A contemporary surf culture began to establish itself in the Tofino area by the early nineteen sixties. In 1971 the newly paved Highway 4 gave easier access to the region and it has since become a surf destination attracting brave cold-water enthusiasts from all over the region and the world.
A thriving surf scene has developed in Tofino and neighbouring Ucluelet to serve any wet suit clad surf seekers the chance to ride waves. Multiple surf shops and surf schools have become well established in the area leading veterans and visitors to the sandy shore breaks nearby offering consistent swells for any skill level and age.
Hosting the annual Queen of the Peak women-only competition, the Rip Curl Pro and O’neill’s touring Cold Water Classic has drawn professional surfers to Vancouver Island’s pristine waters and rugged shorelines. These events have given Vancouver Island notoriety in the surf world as well as through popular surf publications like Surfer Magazine. The secret is out; Canada’s west coast is an international surfing destination!

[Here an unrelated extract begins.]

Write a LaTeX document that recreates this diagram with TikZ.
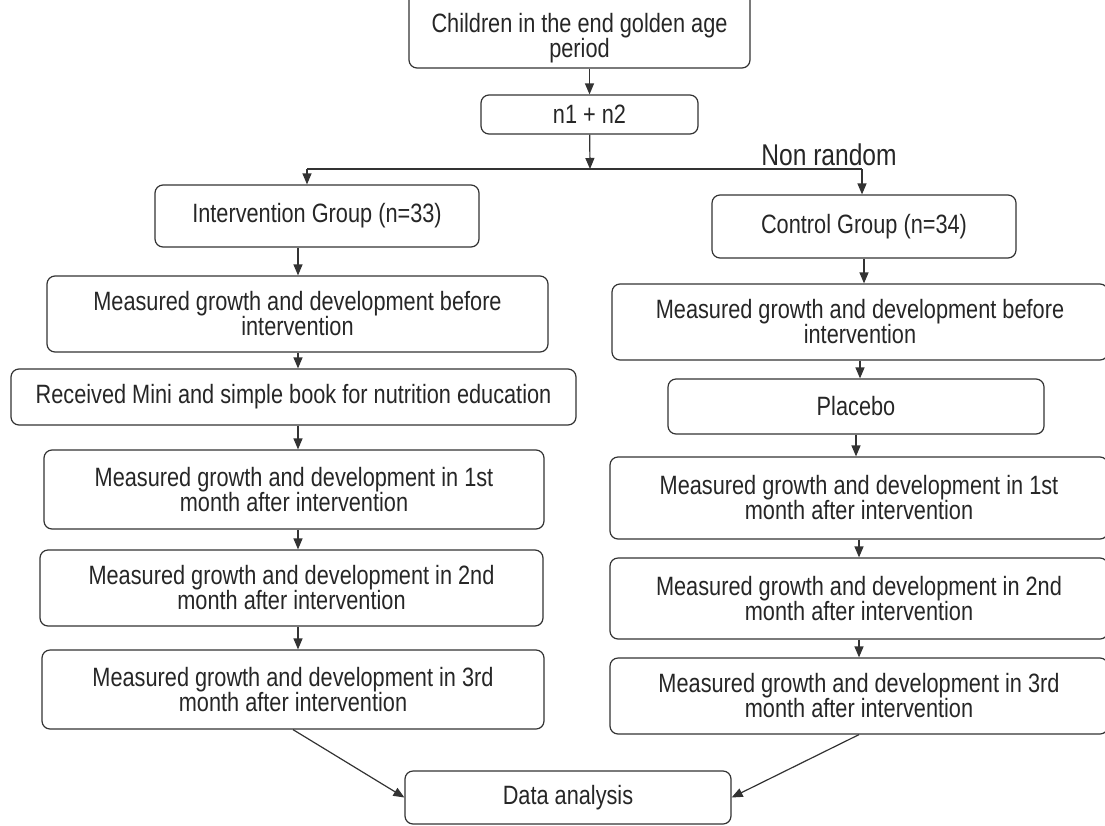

Chesterman’s is known to be one of Canada’s most popular surf beaches and was named “one of the best beginner breaks in North America” by Outside Magazine. The south end faces roughly south giving it a good wave on a south swell with a northwesterly wind. North Chesterman faces west and is better suited for a swell coming from the west or northwest with a wind coming from the southeast. Park near the South Chesterman’s beach access on Lynn Road that has a great new shower and toilet facility.
Consisting of three breaks known simply as the corner, middle and south end, Cox Bay always has waves breaking. It picks up most swells making it one of the most consistent spots for waves near Tofino. Exposure to larger swells and strong tidal rips make Cox a location for more advanced surfers but even beginners can catch waves in the white wash closer to shore.

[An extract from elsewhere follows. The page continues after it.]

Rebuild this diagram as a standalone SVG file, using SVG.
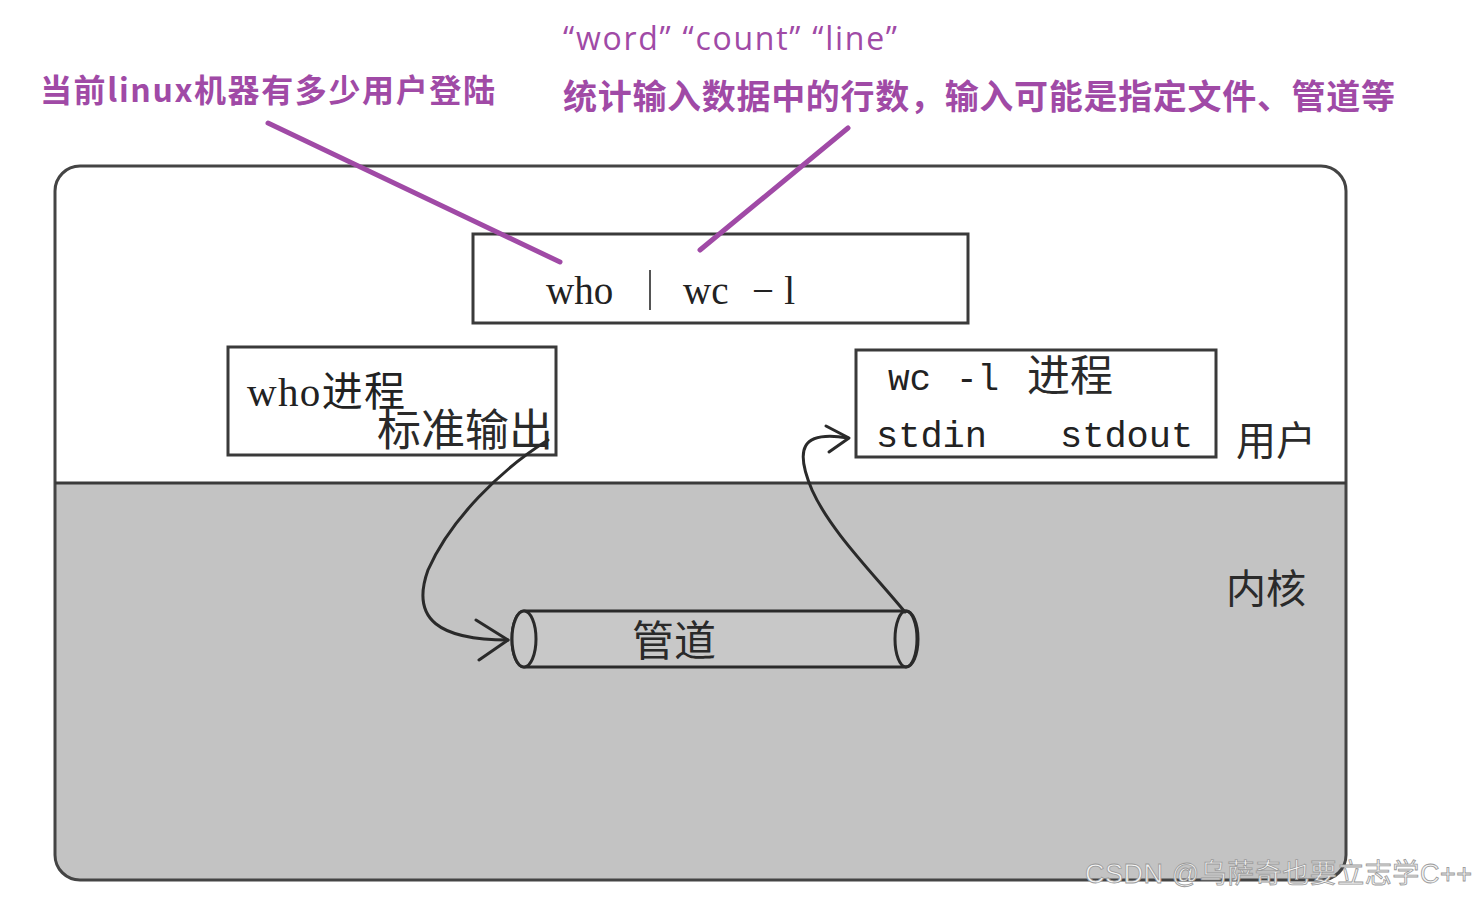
<svg xmlns="http://www.w3.org/2000/svg" width="1478" height="899" viewBox="0 0 1478 899">
<style>
.box{fill:#fff;stroke:#3a3a3a;stroke-width:3}
.serif{font-family:"Liberation Serif","Noto Sans CJK SC",serif;fill:#222}
.mono{font-family:"Liberation Mono","Noto Sans CJK SC",monospace;fill:#222}
.cjk{font-family:"Noto Sans CJK SC",sans-serif;fill:#2a2a2a}
.purple{font-family:"Noto Sans CJK SC","Liberation Sans",sans-serif;fill:#a04aa6}
.conn{fill:none;stroke:#2a2a2a;stroke-width:3;stroke-linecap:round;stroke-linejoin:round}
.ann{fill:none;stroke:#a04aa6;stroke-width:5;stroke-linecap:round}
</style>
<rect width="1478" height="899" fill="#fff"/>
<g id="frame">
<path d="M80 166 H1322 Q1346 166 1346 190 V483 H55 V190 Q55 166 80 166 Z" fill="#fff"/>
<path d="M55 483 H1346 V856 Q1346 880 1322 880 H80 Q55 880 55 856 Z" fill="#c3c3c3"/>
<rect x="55" y="166" width="1291" height="714" rx="25" fill="none" stroke="#444" stroke-width="3"/>
<line x1="55" y1="483" x2="1346" y2="483" stroke="#3a3a3a" stroke-width="3"/>
<text class="cjk" x="1236" y="455" font-size="40">用户</text>
<text class="cjk" x="1226" y="603" font-size="40">内核</text>
</g>
<g id="command">
<rect class="box" x="473" y="234" width="495" height="89"/>
<text class="serif" x="546" y="304" font-size="39">who</text>
<line x1="650" y1="270" x2="650" y2="310" stroke="#555" stroke-width="2"/>
<text class="serif" x="683" y="304" font-size="39">wc</text>
<text class="serif" x="752" y="304" font-size="39" textLength="43">−l</text>
</g>
<g id="who-proc">
<rect class="box" x="228" y="347" width="328" height="108"/>
<text class="serif" x="247" y="406" font-size="41" textLength="158">who进程</text>
<text class="cjk" x="377" y="446" font-size="44">标准输出</text>
</g>
<g id="wc-proc">
<rect class="box" x="856" y="350" width="360" height="107"/>
<text class="mono" x="888" y="390" font-size="36">wc</text>
<text class="mono" x="956" y="390" font-size="36">-l</text>
<text class="cjk" x="1027" y="391" font-size="43">进程</text>
<text class="mono" x="876" y="447" font-size="37">stdin</text>
<text class="mono" x="1060" y="447" font-size="37">stdout</text>
</g>
<g id="pipe">
<path d="M524 611 H906 A12 28 0 0 1 906 667 H524 A12 28 0 0 1 524 611 Z" fill="#c8c8c8" stroke="#2a2a2a" stroke-width="3"/>
<ellipse cx="524" cy="639" rx="12" ry="28" fill="#c8c8c8" stroke="#2a2a2a" stroke-width="3"/>
<ellipse cx="906" cy="639" rx="11" ry="28" fill="none" stroke="#2a2a2a" stroke-width="3"/>
<text class="cjk" x="632" y="656" font-size="42">管道</text>
</g>
<g id="connectors">
<path class="conn" d="M548 440 C500 470 450 520 428 570 C410 620 440 640 508 640"/>
<path class="conn" d="M476 620 L508 640 L479 660"/>
<path class="conn" d="M905 612 C870 570 830 530 812 490 C795 450 800 430 848 438"/>
<path class="conn" d="M826 426 L849 438 L829 452"/>
<line class="ann" x1="268" y1="123" x2="560" y2="262"/>
<line class="ann" x1="848" y1="128" x2="700" y2="250"/>
</g>
<g id="annotations">
<text class="purple" x="40" y="102" font-size="32" font-weight="bold" textLength="455">当前linux机器有多少用户登陆</text>
<text x="563" y="50" font-family="Open Sans,Liberation Sans,sans-serif" font-size="32" fill="#a04aa6" textLength="334">“word” “count” “line”</text>
<text class="purple" x="563" y="109" font-size="34" font-weight="bold" textLength="832">统计输入数据中的行数，输入可能是指定文件、管道等</text>
</g>
<text x="1085" y="883" font-family="Liberation Sans,Noto Sans CJK SC,sans-serif" font-size="27" fill="#f4f4f4" stroke="#999" stroke-width="0.8" textLength="387">CSDN @乌萨奇也要立志学C++</text>
</svg>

About half way between Ucluelet and Tofino, Long Beach famously stretches out seemingly forever. It is also known as a good place to surf in the summer months making it a popular spot for surf lessons.
A hidden gem perhaps better known for its beauty than its waves, the beach is known by locals simply as “Flo”. The beach faces southward so when a good swell comes from the south this is the place to be. Because of the cliffs walling the beach the wind is cut keeping waters calm allowing cleaner waves.
Wickaninnish is known to be inconsistent but when it’s good it’s great. If it’s too small everywhere else Wickaninnish usually has something to offer. “Wick” is a convenient break if you’re coming from Ucluelet.
What was once a bustling logging camp has since become a popular surf destination with three distinct breaks known as the Point, Sewers and Rock Piles. These waves really turn on during the winter with a west to northwest and a northeast wind. The Point off the river mouth is famed for its potential to produce long rides.
Sombrio gives you the option of a beach and reef break. These consistent waves work best with a swell coming from the west with a north to northeasterly wind. Sombrio is surfable at any tide stage.
Located just south of Campbell River right on highway 19A, Stories Beach has a reef-like shelf of rock that can produce waves if just the right winter swell hits. When wicked winter south easterly winds blow hard enough this beach will support waves large enough to catch on a buoyant longboard or stand up paddle board.
Kye Bay & Goose Spit
Typically home to avid kite-boarders these locations are prone to waves during strong south easterly winter winds.
Kitty Coleman Beach & Bates Beach
Inside the Provincial Campground is a small river mouth point that will suppourt small waves dependent on wind swell during winter storms. South easterly winds drive swell up the Salish Sea with enough strength to produce small waves for longboarding or stand up paddle boards.